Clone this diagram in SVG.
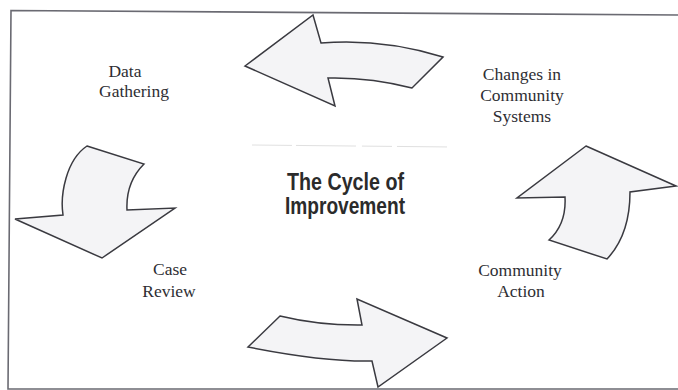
<svg xmlns="http://www.w3.org/2000/svg" width="678" height="390" viewBox="0 0 678 390">
  <style>
    .label { font-family: "Liberation Serif", "Times New Roman", serif; font-size: 17.5px; fill: #2e2e33; text-anchor: middle; }
    .title { font-family: "Liberation Sans", Arial, sans-serif; font-weight: bold; font-size: 23px; fill: #2b2b2b; }
    .arrow { fill: #f4f4f6; stroke: #3a3a40; stroke-width: 1.5; stroke-linejoin: miter; }
    .frame { fill: none; stroke: #6a6a72; stroke-width: 1.6; }
  </style>

  <rect width="678" height="390" fill="#ffffff"/>

  <!-- page frame -->
  <polyline class="frame" points="678,15 11,10.5 8,389 678,389"/>
  <!-- faint rule above the title -->
  <line x1="252" y1="145" x2="452" y2="147" stroke="#e0e0e0" stroke-width="1" stroke-dasharray="40 4 60 6 30 5 50"/>

  <!-- title -->
  <g id="title">
    <text class="title" x="287" y="190" textLength="117" lengthAdjust="spacingAndGlyphs">The Cycle of</text>
    <text class="title" x="285" y="214" textLength="120" lengthAdjust="spacingAndGlyphs">Improvement</text>
  </g>

  <!-- stages -->
  <g id="data-gathering">
    <text class="label" x="125" y="77">Data</text>
    <text class="label" x="134" y="97">Gathering</text>
  </g>
  <g id="changes-in-community-systems">
    <text class="label" x="522" y="80">Changes in</text>
    <text class="label" x="522" y="101">Community</text>
    <text class="label" x="522" y="122">Systems</text>
  </g>
  <g id="community-action">
    <text class="label" x="520" y="276">Community</text>
    <text class="label" x="521" y="297">Action</text>
  </g>
  <g id="case-review">
    <text class="label" x="170" y="275">Case</text>
    <text class="label" x="169" y="297">Review</text>
  </g>

  <!-- curved block arrows linking the stages -->
  <g id="connectors">
    <!-- top: towards Data Gathering -->
    <path class="arrow" d="M245,66 L313,15 L321,43 Q382,38 443,57 L412,88 Q370,77 328,78 L335,106 Z"/>
    <!-- left: down to Case Review -->
    <path class="arrow" d="M87,146 L144,164 C133,175 126,190 127,210 L175,208 L102,258 L15,219 L63,215 C60,195 66,160 87,146 Z"/>
    <!-- bottom: across to Community Action -->
    <path class="arrow" d="M280,316 Q319,325.5 362,325 L357,299 L447,338 L378,387 L372,361 Q324,362 248,347 Z"/>
    <!-- right: up to Changes in Community Systems -->
    <path class="arrow" d="M586,146 L676,186 L630,192 C630,215 625,240 607,259 L549,240 C560,230 566,215 565,197 L517,198 Z"/>
  </g>
</svg>
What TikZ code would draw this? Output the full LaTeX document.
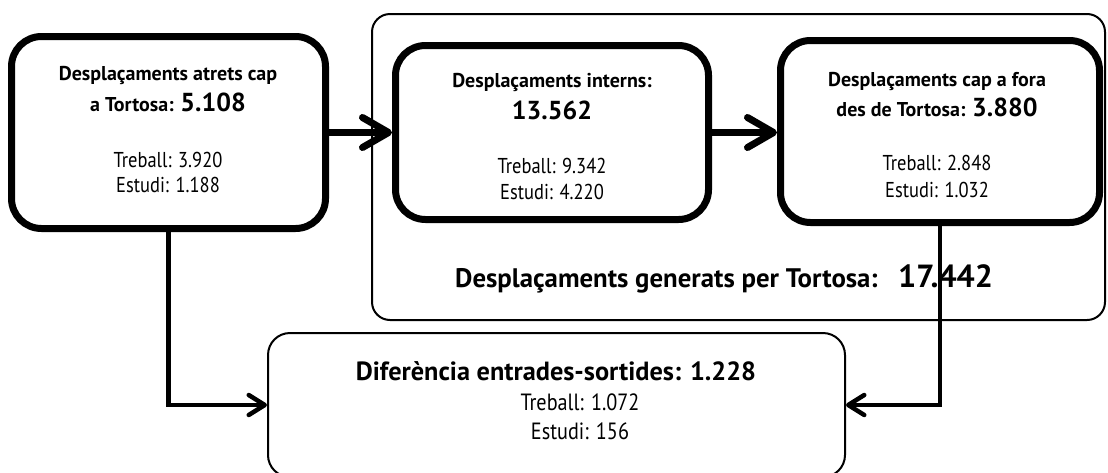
\documentclass[tikz,border=0pt]{standalone}
\usepackage{fontspec}
\setmainfont{PT Sans}
\newfontfamily\condfont[FakeStretch=0.86]{PT Sans}
\usetikzlibrary{arrows.meta}
\tikzset{
  bigbox/.style={draw, line width=7pt, rounded corners=30pt, inner sep=0pt},
  thinbox/.style={draw, line width=2pt, inner sep=0pt},
  hdr/.style={font=\bfseries\fontsize{20}{24}\selectfont, anchor=base, inner sep=0pt},
  subtxt/.style={font=\condfont\fontsize{21.5}{25}\selectfont, anchor=base, inner sep=0pt},
  dsub/.style={font=\condfont\fontsize{23.5}{27}\selectfont, anchor=base, inner sep=0pt},
  biglabel/.style={font=\bfseries\fontsize{26.8}{30}\selectfont, anchor=base west, inner sep=0pt},
  thickarrow/.style={line width=7pt, -{Straight Barb[length=26pt,width=30pt,round]}},
  thinarrow/.style={line width=4.5pt, -{Straight Barb[length=16pt,width=20pt,round]}},
}
\newcommand\bignum[1]{{\fontsize{26}{30}\selectfont #1}}
\begin{document}
\begin{tikzpicture}[x=1pt,y=-1pt]
\useasboundingbox (0,0) rectangle (1108,472);
\fill[white] (0,0) rectangle (1108,472);
% container
\node[thinbox, rounded corners=18pt, minimum width=733pt, minimum height=306pt] (G) at (738.5,167) {};
% boxes
\node[bigbox, minimum width=314pt, minimum height=192pt] (A) at (168.5,132.5) {};
\node[bigbox, minimum width=313pt, minimum height=174pt] (B) at (552,132.5) {};
\node[bigbox, minimum width=319pt, minimum height=182pt] (C) at (940,131.5) {};
\node[thinbox, rounded corners=22pt, minimum width=577pt, minimum height=144pt] (D) at (556.5,405) {};
% texts A
\node[hdr] (A1) at (168,80) {Desplaçaments atrets cap};
\node[hdr] (A2) at (168,111) {a Tortosa: \bignum{5.108}};
\node[subtxt] (A3) at (168,167) {Treball: 3.920};
\node[subtxt] (A4) at (168,192) {Estudi: 1.188};
% texts B
\node[hdr] (B1) at (552,87) {Desplaçaments interns:};
\node[hdr] (B2) at (552,119) {\bignum{13.562}};
\node[subtxt] (B3) at (552,173) {Treball: 9.342};
\node[subtxt] (B4) at (552,199) {Estudi: 4.220};
% texts C
\node[hdr] (C1) at (937,86.5) {Desplaçaments cap a fora};
\node[hdr] (C2) at (937,116.5) {des de Tortosa: \bignum{3.880}};
\node[subtxt] (C3) at (937,170) {Treball: 2.848};
\node[subtxt] (C4) at (937,197) {Estudi: 1.032};
% container label
\node[biglabel] (G1) at (455,287.5) {Desplaçaments generats per Tortosa:};
\node[biglabel, font=\bfseries\fontsize{32}{36}\selectfont] (G2) at (898,287) {17.442};
% texts D
\node[hdr, font=\bfseries\fontsize{26.3}{30}\selectfont] (D1) at (556,380) {Diferència entrades-sortides: 1.228};
\node[dsub] (D2) at (580,410) {Treball: 1.072};
\node[dsub] (D3) at (580,439) {Estudi: 156};
% connectors
\draw[thickarrow] (A.east) -- (B.west);
\draw[thickarrow] (B.east) -- (B.east -| C.west);
\draw[thinarrow] (A.south) |- (D.west);
\draw[thinarrow] (C.south) |- (D.east);
\end{tikzpicture}
\end{document}
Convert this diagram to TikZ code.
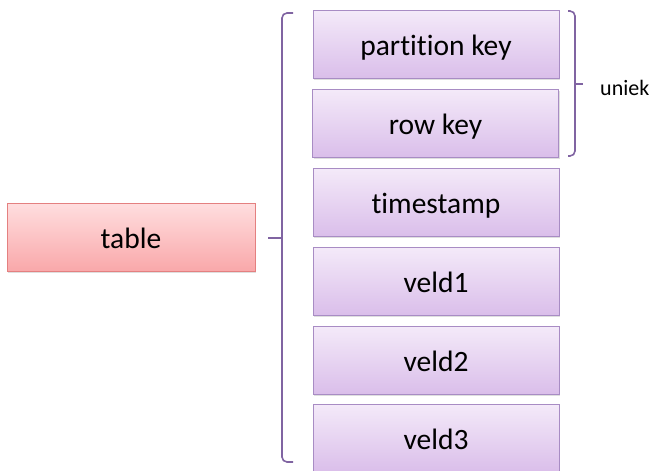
\documentclass[tikz,border=0pt]{standalone}
\usepackage{fontspec}
\setmainfont{Carlito}[Ligatures=NoCommon]
\usetikzlibrary{shadows}
\definecolor{brk}{RGB}{128,100,162}
\definecolor{pinktop}{RGB}{255,222,223}
\definecolor{pinkbot}{RGB}{249,168,170}
\definecolor{pinkdraw}{RGB}{228,128,128}
\definecolor{purtop}{RGB}{244,234,249}
\definecolor{purbot}{RGB}{218,190,234}
\definecolor{purdraw}{RGB}{168,140,196}
\tikzset{
  basebox/.style={rectangle, minimum height=68pt, inner sep=0pt,
    text height=24pt, text depth=2pt,
    font=\fontsize{29.5}{34}\selectfont, text=black,
    drop shadow={opacity=0.25, shadow xshift=1pt, shadow yshift=-2pt}},
  tablebox/.style={basebox, minimum width=248pt, top color=pinktop, bottom color=pinkbot, draw=pinkdraw, line width=0.8pt},
  fieldbox/.style={basebox, minimum width=246pt, top color=purtop, bottom color=purbot, draw=purdraw, line width=0.8pt},
  brace/.style={draw=brk, line width=1.6pt, rounded corners=5pt},
  tick/.style={draw=brk, line width=1.6pt},
}
\begin{document}
\begin{tikzpicture}[x=1pt,y=-1pt]
\useasboundingbox (0,0) rectangle (654,471);
\fill[white] (0,0) rectangle (654,471);
\node[tablebox] (table) at (131,237) {table};
\node[fieldbox] (pk) at (436,44) {partition key};
\node[fieldbox] (rk) at (435.5,123) {row key};
\node[fieldbox] (ts) at (436,202) {timestamp};
\node[fieldbox] (v1) at (436,281) {veld1};
\node[fieldbox] (v2) at (436,360) {veld2};
\node[fieldbox] (v3) at (436,438) {veld3};
% left brace
\coordinate (lt) at (293,13);
\coordinate (lb) at (293,462);
\coordinate (lm) at (282,238);
\coordinate (ltip) at (268,238);
\path[brace] (lt) -- (282,13) -- (282,462) -- (lb);
\path[tick] (lm) -- (ltip);
% right brace
\coordinate (rt) at (568,11);
\coordinate (rb) at (568,156);
\coordinate (rm) at (575,84);
\coordinate (rtip) at (583,84);
\path[brace] (rt) -- (575,11) -- (575,156) -- (rb);
\path[tick] (rm) -- (rtip);
\node[anchor=west, inner sep=0pt, font=\fontsize{22}{26}\selectfont] (uniek) at (600,88) {uniek};
\end{tikzpicture}
\end{document}
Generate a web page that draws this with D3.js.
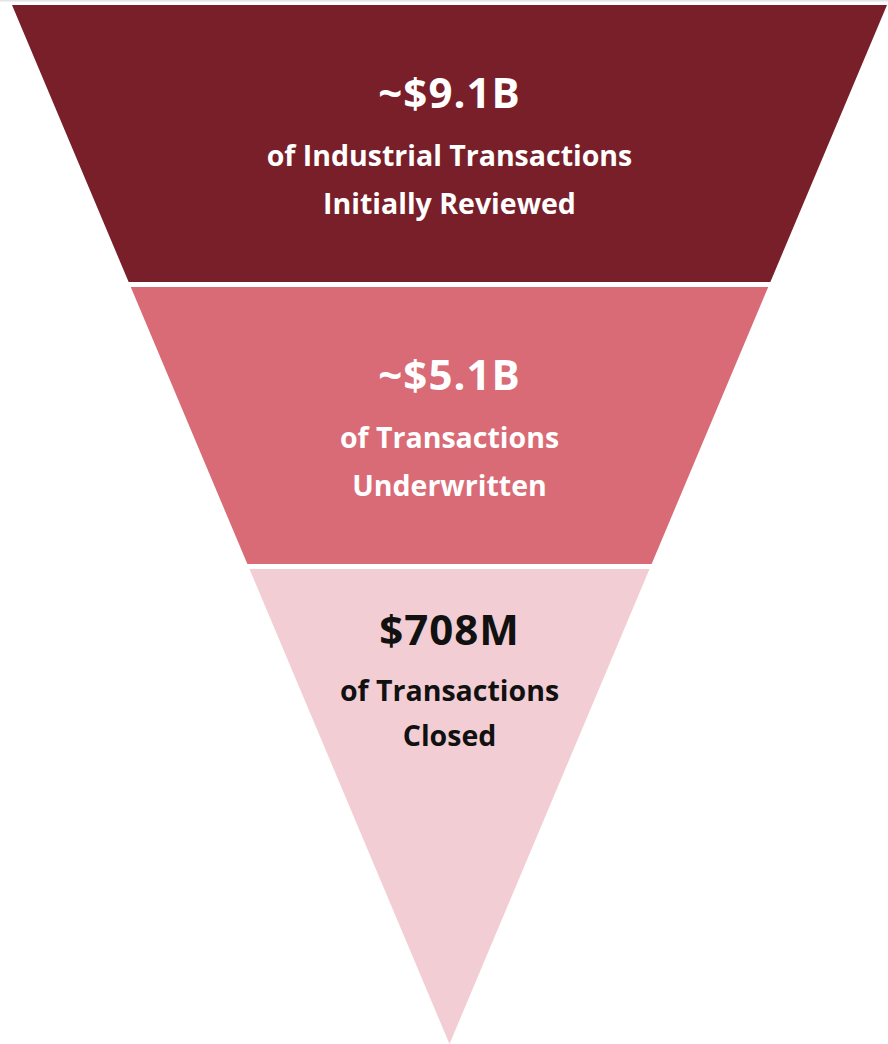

········

What is asked | Looking at the listing above, how many of its lines contain the string "code"? Give the number alone.

Exercise solution | 2